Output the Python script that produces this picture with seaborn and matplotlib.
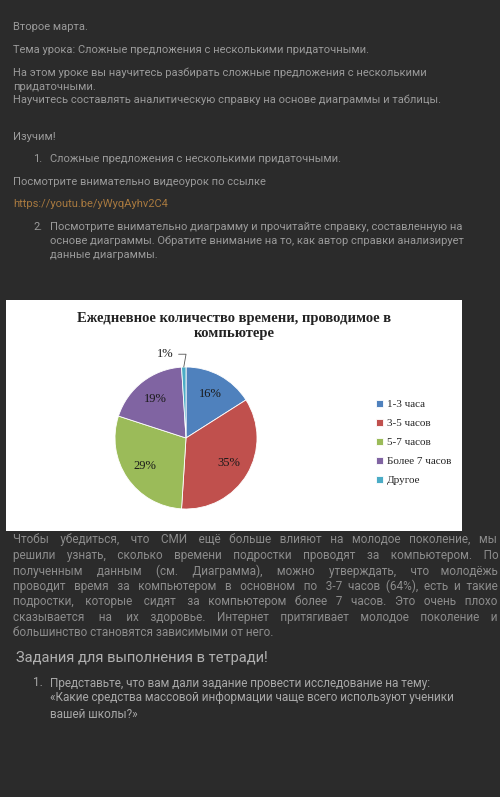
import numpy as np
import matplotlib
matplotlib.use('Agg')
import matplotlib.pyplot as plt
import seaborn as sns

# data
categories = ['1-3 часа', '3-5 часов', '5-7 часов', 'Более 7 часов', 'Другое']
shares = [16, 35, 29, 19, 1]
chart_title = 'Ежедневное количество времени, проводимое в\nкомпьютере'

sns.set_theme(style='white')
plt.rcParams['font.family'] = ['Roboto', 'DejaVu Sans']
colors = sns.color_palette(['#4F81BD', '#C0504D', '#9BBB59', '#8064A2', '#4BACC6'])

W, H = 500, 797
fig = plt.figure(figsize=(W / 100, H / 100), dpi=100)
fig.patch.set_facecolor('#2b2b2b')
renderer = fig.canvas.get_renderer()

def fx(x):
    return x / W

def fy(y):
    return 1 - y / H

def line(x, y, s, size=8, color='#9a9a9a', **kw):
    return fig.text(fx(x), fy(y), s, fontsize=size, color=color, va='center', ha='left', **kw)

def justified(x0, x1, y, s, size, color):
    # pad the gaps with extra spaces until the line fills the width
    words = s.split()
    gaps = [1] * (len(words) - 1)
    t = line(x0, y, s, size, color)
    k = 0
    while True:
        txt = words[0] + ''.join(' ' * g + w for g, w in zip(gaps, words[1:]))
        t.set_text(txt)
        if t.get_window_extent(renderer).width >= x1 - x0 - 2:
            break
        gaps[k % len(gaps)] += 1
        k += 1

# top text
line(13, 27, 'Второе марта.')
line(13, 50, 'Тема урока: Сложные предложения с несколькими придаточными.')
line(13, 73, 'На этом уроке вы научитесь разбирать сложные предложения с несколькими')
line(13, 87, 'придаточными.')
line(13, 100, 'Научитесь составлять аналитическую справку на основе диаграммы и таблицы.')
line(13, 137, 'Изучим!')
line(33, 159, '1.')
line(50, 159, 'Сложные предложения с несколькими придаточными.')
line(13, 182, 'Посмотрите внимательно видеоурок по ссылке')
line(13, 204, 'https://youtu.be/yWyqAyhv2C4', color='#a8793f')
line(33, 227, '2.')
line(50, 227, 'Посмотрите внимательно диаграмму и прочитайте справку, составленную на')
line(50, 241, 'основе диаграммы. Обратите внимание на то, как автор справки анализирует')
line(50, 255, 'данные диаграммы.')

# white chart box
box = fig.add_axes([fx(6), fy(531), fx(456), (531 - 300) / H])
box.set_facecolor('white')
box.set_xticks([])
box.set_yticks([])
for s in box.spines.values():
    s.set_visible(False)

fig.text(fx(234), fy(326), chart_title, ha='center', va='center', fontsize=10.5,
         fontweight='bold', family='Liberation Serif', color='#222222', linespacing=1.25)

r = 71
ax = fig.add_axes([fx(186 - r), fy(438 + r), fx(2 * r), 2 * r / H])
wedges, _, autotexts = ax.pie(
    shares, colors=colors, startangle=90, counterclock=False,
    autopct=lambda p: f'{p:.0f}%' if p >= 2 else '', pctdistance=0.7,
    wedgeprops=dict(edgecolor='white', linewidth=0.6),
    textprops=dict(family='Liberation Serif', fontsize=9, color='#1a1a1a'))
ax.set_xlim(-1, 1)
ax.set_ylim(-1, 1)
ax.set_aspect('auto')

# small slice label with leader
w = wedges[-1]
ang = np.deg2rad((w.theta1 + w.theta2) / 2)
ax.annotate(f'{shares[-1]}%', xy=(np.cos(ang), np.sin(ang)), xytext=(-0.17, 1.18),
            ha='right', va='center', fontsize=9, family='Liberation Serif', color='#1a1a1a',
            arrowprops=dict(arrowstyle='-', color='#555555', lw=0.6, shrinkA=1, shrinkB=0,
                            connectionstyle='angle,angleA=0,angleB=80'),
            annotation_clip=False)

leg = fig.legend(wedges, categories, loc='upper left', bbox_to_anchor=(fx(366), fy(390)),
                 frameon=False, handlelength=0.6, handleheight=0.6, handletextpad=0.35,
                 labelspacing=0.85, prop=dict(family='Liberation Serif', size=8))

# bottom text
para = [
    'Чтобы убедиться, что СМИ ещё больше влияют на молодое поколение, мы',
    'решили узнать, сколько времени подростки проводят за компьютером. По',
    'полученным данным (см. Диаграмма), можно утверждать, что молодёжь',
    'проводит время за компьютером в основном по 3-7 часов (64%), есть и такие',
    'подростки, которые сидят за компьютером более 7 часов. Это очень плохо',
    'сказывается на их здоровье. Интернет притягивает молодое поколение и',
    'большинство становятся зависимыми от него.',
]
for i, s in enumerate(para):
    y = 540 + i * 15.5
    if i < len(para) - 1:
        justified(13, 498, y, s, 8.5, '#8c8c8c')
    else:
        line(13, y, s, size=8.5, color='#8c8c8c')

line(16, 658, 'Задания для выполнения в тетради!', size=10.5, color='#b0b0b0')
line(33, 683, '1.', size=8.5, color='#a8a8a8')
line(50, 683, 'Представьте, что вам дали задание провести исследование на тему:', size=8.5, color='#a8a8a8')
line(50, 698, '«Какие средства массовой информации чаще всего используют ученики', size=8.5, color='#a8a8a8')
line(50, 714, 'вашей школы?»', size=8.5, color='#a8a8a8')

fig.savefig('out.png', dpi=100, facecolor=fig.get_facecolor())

■ **To do**: Repeat, with no pictures, each line from the beginning of the data through the line containing "va='center', ha='left', **kw)", inclusive.

■ **Response for this exercise**:
Output the Python script that produces this picture with seaborn and matplotlib.
import numpy as np
import matplotlib
matplotlib.use('Agg')
import matplotlib.pyplot as plt
import seaborn as sns

# data
categories = ['1-3 часа', '3-5 часов', '5-7 часов', 'Более 7 часов', 'Другое']
shares = [16, 35, 29, 19, 1]
chart_title = 'Ежедневное количество времени, проводимое в\nкомпьютере'

sns.set_theme(style='white')
plt.rcParams['font.family'] = ['Roboto', 'DejaVu Sans']
colors = sns.color_palette(['#4F81BD', '#C0504D', '#9BBB59', '#8064A2', '#4BACC6'])

W, H = 500, 797
fig = plt.figure(figsize=(W / 100, H / 100), dpi=100)
fig.patch.set_facecolor('#2b2b2b')
renderer = fig.canvas.get_renderer()

def fx(x):
    return x / W

def fy(y):
    return 1 - y / H

def line(x, y, s, size=8, color='#9a9a9a', **kw):
    return fig.text(fx(x), fy(y), s, fontsize=size, color=color, va='center', ha='left', **kw)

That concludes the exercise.